Ah, yes, you poor fathers, deprived of your idolatrous "rights" to turn yourselves into mini-gods in the family with absolute authority over your wives and children. That is exactly what the paterfamilias were. Just ask Augustus Caesar. He took the concept of the paterfamilias and applied it to himself and the Roman empire. Here is what he wrote on the back of one of his coins:

"CAESAR AVGVSTVS DIVI F PATER PATRIAE (=Caesar Augustus, Divi Filius, Pater Patriae, `Caesar Augustus, Son of God, Father of
His Country"

Did you see that reference to "Son of God" in there? It's no accident that this guy was the Roman emperor during the ministry of Jesus and Jesus opposed this:

"Matthew 23:9 : And do not call anyone on earth 'father,' for you have one Father, and he is in heaven."

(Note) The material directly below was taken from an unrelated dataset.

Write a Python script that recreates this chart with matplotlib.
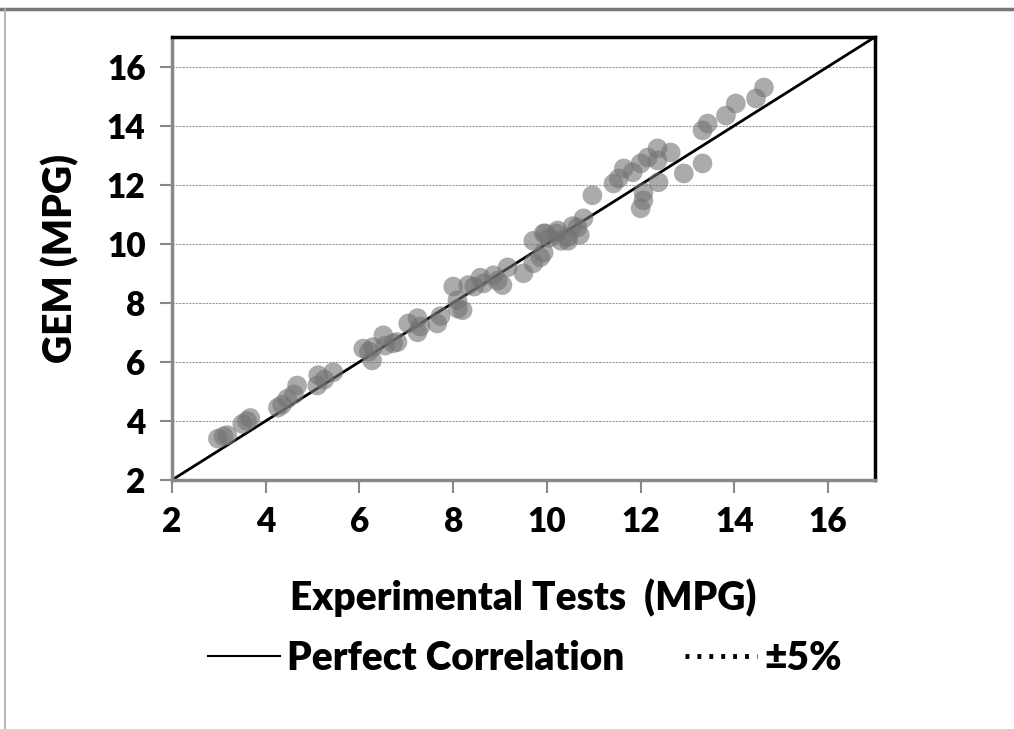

OTOH, if you want to be a true christian, the gold standard for your behavior is to act more like a MOTHER, i.e., loving and nurturing:

"Matthew 12:50 For whoever does the will of my Father in heaven is my brother and sister and MOTHER."

You mean Tiberius, whose coin said 'Divine Augustus, Son of Augustus': Caesar Augustus was not emperor during the ministry of Jesus, and neither he nor Tiberius demanded worship, or to be acknowledged as father (though they might be officially figured as fathers of the empire, its citizens, and beneficiaries, the which might be what Jesus is speaking against since it's truly God who cares over men's fortunes). But it's absurd of you to take those words and apply them against actual fathers, for the scriptures you quote actually speak to real flesh-and-blood men with wives and children with precisely the word 'fathers'; Paul the apostle also speaks of Timothy as 'my son in the faith'; they also order the woman to be subordinate to her man, to be domestic, and says she is not permitted to speak or have any authority over man but be in silence: and in case you've messed up the history here too, such was not the case in hellenized Judaism, or most of the pagan cults and their religious rites, where women could be priestesses and other functionaries, often went about unveiled (while men might do otherwise, whether at a ceremony presided by Pontifex Maximus--the emperor--or in the mere services of a Jewish synagogue).

Fatherhood is the great adventure. After college I considered moving out to Utah for a while, for "adventure". I'm so glad I stayed and became a husband and father -- what a journey it's been! The other would have been a thin veneer of adventure on top of cardboard -- just driving around to new places and boasting about my "adventures". Nuttin' by comparison.